A este respeito, para os conceitos de política externa virada para o exterior, a sua eficácia de propaganda estatal como meio de persuasão em massa reside principalmente no âmbito doméstico em vez de internacional. Este problema da comunicação internacional não é apenas uma questão de branding – como aqueles conceitos chineses cunhados sem qualidades-chave de slogans populares, ou seja, sendo cativantes e simples. Mais importante, é também o resultado da natureza muito mutável e vaga da forma como esses significados conceptuais são construídos dentro e fora da China, o que traz consigo a quarta função dos slogans: apelar ao apoio intelectual. O desenvolvimento dos conceitos de política externa chinesa segue frequentemente uma abordagem de abertura “suave”, como mencionado anteriormente. Quando são apresentados, são frequentemente ideias vagas e indefinidas que estão sujeitas a alterações.

Isto é, são ideias imaturas que precisam de ser desenvolvidas e melhoradas. Assim, a sua introdução é também um apelo ao apoio intelectual. Slogans vagos de política externa requerem poder intelectual para as traduzir em ideias mais ponderadas. Os líderes chineses esperam que a comunidade intelectual e política da China desenvolva esses conceitos vagos em algo mais concreto após a sua abertura “suave”. Por outras palavras, a introdução de um conceito serve de slogan para mobilizar os actores nacionais para o apoio intelectual. Como tal, a introdução de um conceito chave de política externa estimula frequentemente uma discussão académica e política (semi-)aberta dentro da China. Durante este processo, a comunidade académica e política chinesa enche gradualmente esses conceitos com significados concretos.

Embora este processo permita ao Estado fazer uso do poder intelectual, convida à participação de um grande número de actores que frequentemente trazem complexidade. A natureza vaga dos conceitos de política externa chinesa significa que eles estão abertos à interpretação. Isto permite que os académicos e actores políticos chineses carreguem esses conceitos com significados nas suas formas preferidas. Isto produz frequentemente uma variedade de narrativas que por vezes entram em conflito umas com as outras. Em alguns casos, este fenómeno será intensificado quando um conceito de política externa envolve interesses económicos substanciais, nos quais vários actores políticos e económicos participarão activamente neste processo para procurarem influência.
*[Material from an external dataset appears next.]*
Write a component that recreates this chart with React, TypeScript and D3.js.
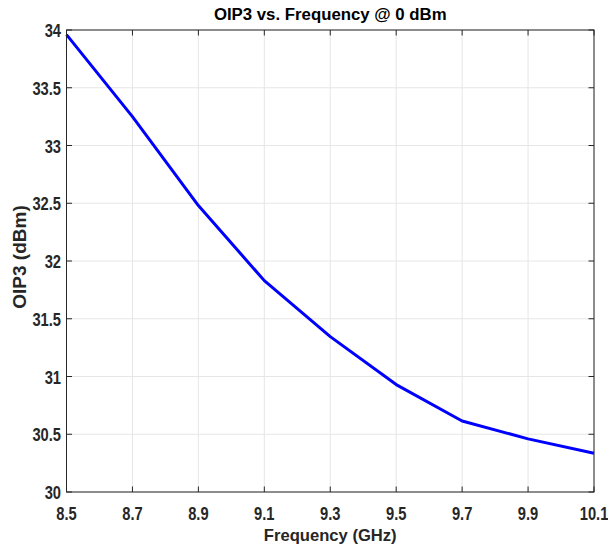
import React from "react";
import * as d3 from "d3";

const freqs = [8.5, 8.7, 8.9, 9.1, 9.3, 9.5, 9.7, 9.9, 10.1];
const oip3 = [33.96, 33.25, 32.48, 31.83, 31.345, 30.93, 30.615, 30.46, 30.335];
const xTicks = [8.5, 8.7, 8.9, 9.1, 9.3, 9.5, 9.7, 9.9, 10.1];
const yTicks = [30, 30.5, 31, 31.5, 32, 32.5, 33, 33.5, 34];
const title = "OIP3 vs. Frequency @ 0 dBm";
const xLabel = "Frequency (GHz)";
const yLabel = "OIP3 (dBm)";

const W = 608;
const H = 554;
const L = 66.5;
const R = 594;
const T = 30;
const B = 492;

export default function App() {
  const x = d3.scaleLinear().domain([8.5, 10.1]).range([L, R]);
  const y = d3.scaleLinear().domain([30, 34]).range([B, T]);
  const line = d3
    .line<number>()
    .x((_, i) => x(freqs[i]))
    .y((d) => y(d));
  const font = "'Liberation Sans', Arial, Helvetica, sans-serif";
  const tl = 5.5;
  const axisColor = "#262626";
  const gridColor = "#e6e6e6";
  const tickFs = 17.5;
  const sx = 0.84;
  return (
    <svg
      width={W}
      height={H}
      style={{ position: "absolute", left: 0, top: 0, background: "#fff" }}
      fontFamily={font}
    >
      <rect x={0} y={0} width={W} height={H} fill="#fff" />
      {xTicks.map((t) => (
        <line key={"gx" + t} x1={x(t)} x2={x(t)} y1={T} y2={B} stroke={gridColor} strokeWidth={1} />
      ))}
      {yTicks.map((t) => (
        <line key={"gy" + t} x1={L} x2={R} y1={y(t)} y2={y(t)} stroke={gridColor} strokeWidth={1} />
      ))}
      <path d={line(oip3) || ""} fill="none" stroke="#0000ff" strokeWidth={3} strokeLinejoin="round" />
      <rect x={L} y={T} width={R - L} height={B - T} fill="none" stroke={axisColor} strokeWidth={1} />
      {xTicks.map((t) => (
        <g key={"tx" + t}>
          <line x1={x(t)} x2={x(t)} y1={B} y2={B - tl} stroke={axisColor} />
          <line x1={x(t)} x2={x(t)} y1={T} y2={T + tl} stroke={axisColor} />
          <text
            transform={`translate(${x(t)}, 520) scale(${sx}, 1)`}
            textAnchor="middle"
            fontSize={tickFs}
            fontWeight="bold"
            fill="#262626"
          >
            {String(t)}
          </text>
        </g>
      ))}
      {yTicks.map((t) => (
        <g key={"ty" + t}>
          <line x1={L} x2={L + tl} y1={y(t)} y2={y(t)} stroke={axisColor} />
          <line x1={R} x2={R - tl} y1={y(t)} y2={y(t)} stroke={axisColor} />
          <text
            transform={`translate(61, ${y(t) + 7}) scale(${sx}, 1)`}
            textAnchor="end"
            fontSize={tickFs}
            fontWeight="bold"
            fill="#262626"
          >
            {String(t)}
          </text>
        </g>
      ))}
      <text x={(L + R) / 2} y={20} textAnchor="middle" fontSize={16.8} fontWeight="bold" fill="#000">
        {title}
      </text>
      <text x={(L + R) / 2} y={541} textAnchor="middle" fontSize={16.6} fontWeight="bold" fill="#262626">
        {xLabel}
      </text>
      <text
        transform={`translate(26, 257) rotate(-90)`}
        textAnchor="middle"
        fontSize={19}
        fontWeight="bold"
        fill="#262626"
      >
        {yLabel}
      </text>
    </svg>
  );
}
Esses actores poderosos empregarão os seus recursos políticos e intelectuais para interpretar o conceito de política nas suas formas preferidas, a fim de maximizar os seus interesses. Isto convida frequentemente a um difícil problema de coordenação com o qual o governo central chinês está a lutar para lidar. Quando se trata de comunicação internacional, isto torna impossível para o governo central chinês forjar narrativas coerentes de política externa ou unificar o uso dos seus conceitos. Significa também que os líderes chineses não têm o controlo total dos seus conceitos, mesmo na arena nacional. Em alguns casos, as discussões académicas e políticas sobre o conceito podem mesmo afastar-se das intenções originais dos líderes. Quando misturado com a política de facções, este facto turva ainda mais a água da política de slogans e torna difícil discernir a intenção real de manipulação do slogan.

A este respeito, a abordagem política do slogan argumenta que, durante este processo de comunicação do slogan, não se trata apenas de como os líderes de topo ou o governo central utilizam o slogan para enviar mensagens aos actores nacionais e internacionais, mas também de como esses actores reagem a ele. Este processo de comunicação nos dois sentidos molda os seus significados conceptuais e o nível de atenção que o conceito pode concentrar e a acção que pode exortar.